• **What you need to do**
Beginning with the first line below, please repeat the material exactly, ending with the line that includes "from matplotlib.transforms import".

• **Dataset section**
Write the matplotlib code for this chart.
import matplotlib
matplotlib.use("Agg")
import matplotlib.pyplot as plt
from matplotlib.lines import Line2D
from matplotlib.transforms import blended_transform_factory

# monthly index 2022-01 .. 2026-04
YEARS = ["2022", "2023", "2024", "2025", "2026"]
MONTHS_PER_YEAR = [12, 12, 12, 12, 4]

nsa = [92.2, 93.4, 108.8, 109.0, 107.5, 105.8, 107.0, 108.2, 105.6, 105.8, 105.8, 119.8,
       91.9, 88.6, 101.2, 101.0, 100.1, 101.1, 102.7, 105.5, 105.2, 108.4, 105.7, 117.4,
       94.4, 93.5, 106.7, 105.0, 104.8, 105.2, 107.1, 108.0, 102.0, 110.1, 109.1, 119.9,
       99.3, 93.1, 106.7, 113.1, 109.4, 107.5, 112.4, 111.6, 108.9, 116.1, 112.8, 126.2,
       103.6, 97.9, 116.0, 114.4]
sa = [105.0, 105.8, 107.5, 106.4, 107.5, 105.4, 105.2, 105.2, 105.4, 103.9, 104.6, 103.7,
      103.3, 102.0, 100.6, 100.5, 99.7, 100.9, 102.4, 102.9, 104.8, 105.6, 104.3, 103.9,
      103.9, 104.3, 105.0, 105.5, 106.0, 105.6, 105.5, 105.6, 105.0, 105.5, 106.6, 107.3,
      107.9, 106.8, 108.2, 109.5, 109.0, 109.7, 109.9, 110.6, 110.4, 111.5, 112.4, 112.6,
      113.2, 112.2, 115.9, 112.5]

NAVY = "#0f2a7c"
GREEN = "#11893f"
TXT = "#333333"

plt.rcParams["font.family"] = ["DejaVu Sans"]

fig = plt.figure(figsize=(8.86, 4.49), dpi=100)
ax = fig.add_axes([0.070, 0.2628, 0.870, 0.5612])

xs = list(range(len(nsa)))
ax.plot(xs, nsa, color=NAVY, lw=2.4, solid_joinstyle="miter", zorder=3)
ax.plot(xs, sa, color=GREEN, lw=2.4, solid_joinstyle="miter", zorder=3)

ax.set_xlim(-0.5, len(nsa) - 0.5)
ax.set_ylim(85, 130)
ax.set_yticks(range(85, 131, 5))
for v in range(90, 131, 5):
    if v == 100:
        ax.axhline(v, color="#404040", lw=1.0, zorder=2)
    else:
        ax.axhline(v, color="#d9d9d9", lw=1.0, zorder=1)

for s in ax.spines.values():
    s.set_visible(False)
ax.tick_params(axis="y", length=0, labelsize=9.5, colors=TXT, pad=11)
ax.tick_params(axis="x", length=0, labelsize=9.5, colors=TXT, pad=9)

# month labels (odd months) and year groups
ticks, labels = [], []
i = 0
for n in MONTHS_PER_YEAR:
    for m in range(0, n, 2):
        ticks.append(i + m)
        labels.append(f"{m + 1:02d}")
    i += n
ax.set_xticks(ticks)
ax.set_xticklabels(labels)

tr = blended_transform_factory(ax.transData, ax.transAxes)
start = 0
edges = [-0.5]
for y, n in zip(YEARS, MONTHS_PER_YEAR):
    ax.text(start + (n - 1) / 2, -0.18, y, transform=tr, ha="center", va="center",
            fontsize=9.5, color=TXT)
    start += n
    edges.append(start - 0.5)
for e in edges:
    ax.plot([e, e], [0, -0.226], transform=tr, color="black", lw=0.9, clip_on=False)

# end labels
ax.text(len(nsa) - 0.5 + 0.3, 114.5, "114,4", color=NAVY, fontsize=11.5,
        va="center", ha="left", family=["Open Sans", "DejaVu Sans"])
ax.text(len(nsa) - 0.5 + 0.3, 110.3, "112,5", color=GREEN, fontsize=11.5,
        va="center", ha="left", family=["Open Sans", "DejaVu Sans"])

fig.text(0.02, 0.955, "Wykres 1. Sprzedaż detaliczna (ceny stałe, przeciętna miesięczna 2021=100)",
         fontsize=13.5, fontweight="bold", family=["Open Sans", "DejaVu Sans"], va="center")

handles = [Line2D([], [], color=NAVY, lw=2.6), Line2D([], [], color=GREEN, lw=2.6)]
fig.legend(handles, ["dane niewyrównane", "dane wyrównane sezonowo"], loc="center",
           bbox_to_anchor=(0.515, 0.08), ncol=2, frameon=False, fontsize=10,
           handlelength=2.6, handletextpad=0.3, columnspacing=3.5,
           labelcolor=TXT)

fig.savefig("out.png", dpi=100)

• **Output of the exercise**
Write the matplotlib code for this chart.
import matplotlib
matplotlib.use("Agg")
import matplotlib.pyplot as plt
from matplotlib.lines import Line2D
from matplotlib.transforms import blended_transform_factory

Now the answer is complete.